What do the tires in your paintings mean? My father died when I was sixteen years old, at the time where you discover a lot of things about yourself, about becoming a man. I thought that I had to grow up very quickly to help stabilize my mother–it was a very traumatic moment. This idea of painting childhood is a way of trying to relive something that I lost, to remember the innocent times. The wheel becomes a symbol in a way because my father was a mechanic, so it is a very tongue-in-cheek symbol to me. But that creates a very interesting image for the people to view and try to imagine what it means to them. The symbols that I chose are personal, giving something banal a power, and now you’re able to ask yourself, “What does it mean? Why is it there?”

While we’re talking about symbols, there is this recurrent pink blob in many of your paintings. That was from the series I created after my friend passed away, this pink blob became our struggle, you know the thing that you feel in your stomach, very visceral, kind of ugly. The struggle itself was probably what killed him. He didn’t know what to do with it so it swallowed him. That pink kind visceral blob stands for our struggle: deal with it, play with it, fight with it.
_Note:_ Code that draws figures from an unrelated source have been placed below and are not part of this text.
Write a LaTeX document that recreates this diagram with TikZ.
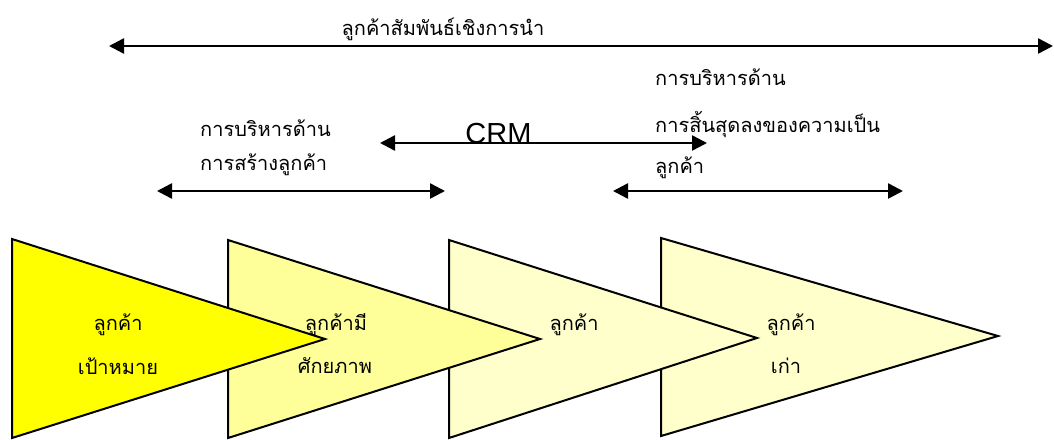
\documentclass[tikz,border=0pt]{standalone}
\usepackage{fontspec}
\setmainfont{Liberation Sans}
\newfontfamily\thaifont[Script=Thai]{Loma}
\usetikzlibrary{arrows.meta}
\definecolor{stageA}{HTML}{FFFF00}
\definecolor{stageB}{HTML}{FFFF99}
\definecolor{stageC}{HTML}{FFFFCC}
\begin{document}
\begin{tikzpicture}[x=1pt,y=-1pt,
  span/.style={line width=2.5pt,
    {Triangle[length=15pt,width=15pt]}-{Triangle[length=15pt,width=15pt]}},
  stage/.style={draw=black, line width=2pt, line join=miter},
  thai/.style={font=\thaifont\fontsize{20}{24}\selectfont, inner sep=0pt},
]
\useasboundingbox (0,0) rectangle (1054,439);

% customer stages, drawn back to front so each tip overlaps the next
\filldraw[stage, fill=stageC] (661,238) -- (998,336) -- (661,436) -- cycle;
\filldraw[stage, fill=stageC] (449,240) -- (757,338) -- (449,438) -- cycle;
\filldraw[stage, fill=stageB] (228,240) -- (540,339) -- (228,438) -- cycle;
\filldraw[stage, fill=stageA] (12,239) -- (325,339) -- (12,438) -- cycle;

\node[thai] (t1a) at (118,325) {ลูกค้า};
\node[thai] (t1b) at (118,366) {เป้าหมาย};
\node[thai] (t2a) at (336,325) {ลูกค้ามี};
\node[thai] (t2b) at (335,366) {ศักยภาพ};
\node[thai] (t3a) at (574,325) {ลูกค้า};
\node[thai] (t4a) at (791,325) {ลูกค้า};
\node[thai] (t4b) at (786,366) {เก่า};

% span arrows
\coordinate (leadL) at (109,46);
\coordinate (leadR) at (1053,46);
\coordinate (crmL) at (380,143);
\coordinate (crmR) at (707,143);
\coordinate (acqL) at (157,191);
\coordinate (acqR) at (445,191);
\coordinate (endL) at (613,191);
\coordinate (endR) at (903,191);

\draw[span] (leadL) -- (leadR);
\draw[span] (crmL) -- (crmR);
\draw[span] (acqL) -- (acqR);
\draw[span] (endL) -- (endR);

% labels of the spans
\node[thai] (lead) at (443,29) {ลูกค้าสัมพันธ์เชิงการนำ};
\node[font=\fontsize{29}{34}\selectfont, inner sep=0pt, anchor=base] (crm) at (498.5,143) {CRM};
\node[thai, anchor=west] (acq1) at (200,128) {การบริหารด้าน};
\node[thai, anchor=west] (acq2) at (200,165) {การสร้างลูกค้า};
\node[thai, anchor=west] (end1) at (655,77) {การบริหารด้าน};
\node[thai, anchor=west] (end2) at (655,125) {การสิ้นสุดลงของความเป็น};
\node[thai, anchor=west] (end3) at (655,168) {ลูกค้า};
\end{tikzpicture}
\end{document}
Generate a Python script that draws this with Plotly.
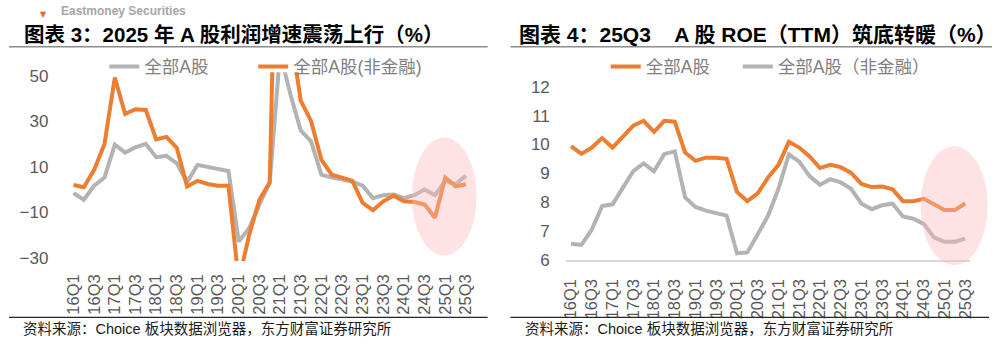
import plotly.graph_objects as go

# ---------------- data ----------------
quarters = ["16Q1","16Q2","16Q3","16Q4","17Q1","17Q2","17Q3","17Q4",
            "18Q1","18Q2","18Q3","18Q4","19Q1","19Q2","19Q3","19Q4",
            "20Q1","20Q2","20Q3","20Q4","21Q1","21Q2","21Q3","21Q4",
            "22Q1","22Q2","22Q3","22Q4","23Q1","23Q2","23Q3","23Q4",
            "24Q1","24Q2","24Q3","24Q4","25Q1","25Q2","25Q3"]
tick_labels = quarters[::2]

# chart 3: profit growth (%)
profit_all = [-1.5, -4.4, 1.8, 5.3, 19.8, 16.3, 18.6, 20.1, 14.3, 14.9, 11.6, 3.3,
              10.9, 9.9, 9.3, 8.2, -22.7, -16.9, -6.5, 3.2, 60.0, 41.9, 26.0, 21.2,
              6.6, 5.3, 4.6, 3.5, 1.8, -3.7, -2.4, -2.1, -3.7, -2.4, 0.1, -2.4,
              3.9, 2.5, 6.2]
profit_nonfin = [2.1, 1.1, 8.7, 20.1, 49.2, 33.2, 35.3, 35.0, 22.1, 23.2, 18.4, 1.4,
                 3.9, 2.5, 1.7, 1.7, -40.0, -20.0, -4.4, 3.2, 200.0, 70.0, 39.1, 30.2,
                 13.2, 6.6, 5.3, 3.9, -5.8, -9.0, -5.1, -2.6, -5.1, -5.4, -6.5, -12.3,
                 5.3, 1.5, 2.4]

# chart 4: ROE TTM (%)
roe_all = [9.94, 9.67, 9.89, 10.22, 9.89, 10.27, 10.65, 10.82, 10.44, 10.82, 10.79, 9.72,
           9.43, 9.54, 9.54, 9.50, 8.35, 8.03, 8.30, 8.85, 9.29, 10.09, 9.89, 9.58,
           9.18, 9.29, 9.21, 9.01, 8.63, 8.52, 8.54, 8.44, 8.03, 8.03, 8.11, 7.92,
           7.72, 7.72, 7.95]
roe_nonfin = [6.55, 6.51, 7.04, 7.86, 7.92, 8.49, 9.07, 9.34, 9.07, 9.67, 9.76, 8.16,
              7.83, 7.70, 7.62, 7.53, 6.22, 6.25, 6.88, 7.53, 8.46, 9.65, 9.40, 8.90,
              8.60, 8.79, 8.68, 8.46, 7.94, 7.75, 7.89, 7.94, 7.50, 7.42, 7.24, 6.77,
              6.62, 6.62, 6.73]

# ---------------- layout helpers ----------------
W, H = 997, 350
def px(x):
    return x / W
def py(y):
    return 1 - y / H

ORANGE = "#ED7D31"
GRAY = "#B3B3B3"
TICK_FONT = dict(family="Liberation Sans, Arial, sans-serif", size=17, color="#595959")
XTICK_FONT = dict(family="Liberation Sans, Arial, sans-serif", size=16.5, color="#595959")
LEG_FONT = dict(family="Liberation Sans, Noto Sans CJK SC, sans-serif", size=17.5, color="#7F7F7F")
CJK = "Liberation Sans, Noto Sans CJK SC, sans-serif"

n = len(quarters)
xr = [-0.5, n - 0.5]

# plot areas (pixels)
L_x0, L_x1, L_y0, L_y1 = 64.8, 470.4, 67.0, 266.5
R_x0, R_x1, R_y0, R_y1 = 565.8, 973.2, 82.3, 265.0
L_range = [-31.3, 51.5]
R_range = [6, 12]

fig = go.Figure()

fig.add_trace(go.Scatter(x=quarters, y=profit_all, mode="lines", name="全部A股",
                         line=dict(color=GRAY, width=4), xaxis="x", yaxis="y",
                         legend="legend", showlegend=True))
fig.add_trace(go.Scatter(x=quarters, y=profit_nonfin, mode="lines", name="全部A股(非金融)",
                         line=dict(color=ORANGE, width=4), xaxis="x", yaxis="y",
                         legend="legend2", showlegend=True))
fig.add_trace(go.Scatter(x=quarters, y=roe_all, mode="lines", name="全部A股",
                         line=dict(color=ORANGE, width=4), xaxis="x2", yaxis="y2",
                         legend="legend3", showlegend=True))
fig.add_trace(go.Scatter(x=quarters, y=roe_nonfin, mode="lines", name="全部A股（非金融）",
                         line=dict(color=GRAY, width=4), xaxis="x2", yaxis="y2",
                         legend="legend4", showlegend=True))

zero_pos = py(L_y1) + (0 - L_range[0]) / (L_range[1] - L_range[0]) * (py(L_y0) - py(L_y1))

fig.update_layout(
    width=W, height=H, margin=dict(l=0, r=0, t=0, b=0),
    paper_bgcolor="white", plot_bgcolor="rgba(0,0,0,0)",
    xaxis=dict(domain=[px(L_x0), px(L_x1)], type="category", range=xr,
               tickmode="array", tickvals=tick_labels, ticktext=tick_labels,
               tickangle=-90, tickfont=XTICK_FONT, showgrid=False, showline=False,
               zeroline=False, ticks="", ticklabelstandoff=9, anchor="y"),
    yaxis=dict(domain=[py(L_y1), py(L_y0)], range=L_range, tick0=-30, dtick=20,
               tickfont=TICK_FONT, showgrid=False, zeroline=False, showline=False,
               ticks="", ticklabelstandoff=19, anchor="x"),
    xaxis3=dict(domain=[px(L_x0), px(L_x1)], type="linear", range=xr, overlaying="x",
                anchor="free", position=zero_pos, tick0=-0.5, dtick=1, ticks="outside",
                ticklen=4, tickwidth=1.5, tickcolor="#D9D9D9", showline=True,
                linecolor="#D9D9D9", linewidth=1.5, showticklabels=False,
                showgrid=False, zeroline=False, layer="below traces"),
    xaxis2=dict(domain=[px(R_x0), px(R_x1)], type="category", range=xr,
                tickmode="array", tickvals=tick_labels, ticktext=tick_labels,
                tickangle=-90, tickfont=XTICK_FONT, showgrid=False, showline=True,
                linecolor="#D9D9D9", linewidth=1.5, zeroline=False, ticks="",
                ticklabelstandoff=11, anchor="y2", layer="below traces"),
    yaxis2=dict(domain=[py(R_y1), py(R_y0)], range=R_range, dtick=1,
                tickfont=TICK_FONT, showgrid=False, zeroline=False, showline=False,
                ticks="", ticklabelstandoff=15, anchor="x2"),
)

def leg(x_sample):
    return dict(x=px(x_sample - 5), y=py(61), xanchor="left", yanchor="middle",
                orientation="h", font=LEG_FONT, bgcolor="rgba(0,0,0,0)",
                borderwidth=0, itemwidth=30)

fig.update_layout(legend=leg(106), legend2=leg(256), legend3=leg(611), legend4=leg(744))

# highlight ellipses
fig.add_shape(type="circle", xref="paper", yref="paper",
              x0=px(410.7), x1=px(476.0), y0=py(260.7), y1=py(136.0),
              fillcolor="rgba(250,185,185,0.40)", line=dict(width=0), layer="above")
fig.add_shape(type="circle", xref="paper", yref="paper",
              x0=px(923.0), x1=px(990.7), y0=py(270.7), y1=py(145.0),
              fillcolor="rgba(250,185,185,0.40)", line=dict(width=0), layer="above")

# title / source rules
for (a, b) in [(5, 487), (510, 995)]:
    fig.add_shape(type="line", xref="paper", yref="paper", x0=px(a), x1=px(b),
                  y0=py(40), y1=py(40), line=dict(color="#8C8C8C", width=1.5))
for (a, b) in [(5, 487), (510, 992)]:
    fig.add_shape(type="line", xref="paper", yref="paper", x0=px(a), x1=px(b),
                  y0=py(326), y1=py(326), line=dict(color="#262626", width=1.3))

# titles
fig.add_annotation(xref="paper", yref="paper", x=px(18), y=py(27), xanchor="left",
                   yanchor="middle", showarrow=False,
                   text="<b>图表 3：2025 年 A 股利润增速震荡上行（%）</b>",
                   font=dict(family=CJK, size=20.5, color="#000000"))
fig.add_annotation(xref="paper", yref="paper", x=px(517), y=py(27), xanchor="left",
                   yanchor="middle", showarrow=False,
                   text="<b>图表 4：25Q3\u00a0\u00a0\u00a0\u00a0A 股 ROE（TTM）筑底转暖（%）</b>",
                   font=dict(family=CJK, size=21, color="#000000"))

# sources
for xs in (17, 523):
    fig.add_annotation(xref="paper", yref="paper", x=px(xs), y=py(338), xanchor="left",
                       yanchor="middle", showarrow=False,
                       text="资料来源：Choice 板块数据浏览器，东方财富证券研究所",
                       font=dict(family=CJK, size=14.5, color="#1A1A1A"))

# watermark at top edge
fig.add_annotation(xref="paper", yref="paper", x=px(55), y=py(12), xanchor="left",
                   yanchor="bottom", showarrow=False, text="<b>Eastmoney Securities</b>",
                   font=dict(family="Liberation Sans, Arial, sans-serif", size=12,
                             color="#A6A6A6"))
fig.add_annotation(xref="paper", yref="paper", x=px(40), y=py(6), xanchor="center",
                   yanchor="middle", showarrow=False, text="▼",
                   font=dict(family="DejaVu Sans", size=8, color="#E8663A"))

fig.write_html("out.html")
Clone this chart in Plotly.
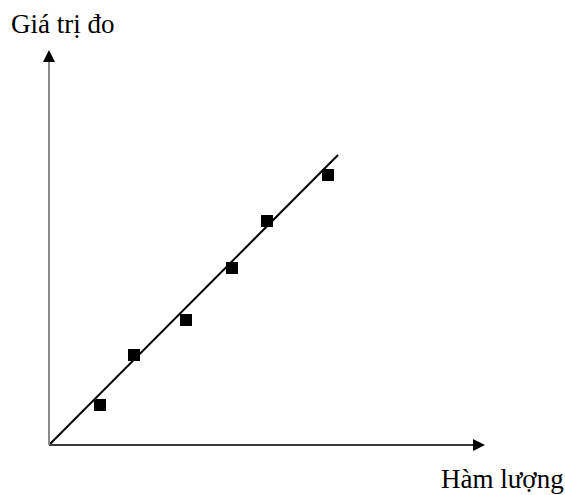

There is a frustration looking at your paintings. I wish they were more violent but it never really is. You never cross the line. I think I reached the end of something and am at the beginning of something else. I think it’s gonna take me a while to let go of these things, because it’s scary. I feel that’s where I’m heading. I don’t know if it’s gonna be more violent there or maybe less metaphorical, but yes, I feel like I’m stopping too soon and that drives me crazy in the studio. It’s a scary thing, man, I’m gonna try. I hope I’ll be able to let go, it’s just something that I have to do. You know how Goya went crazy? I hope I will be able to express that violence without turning crazy.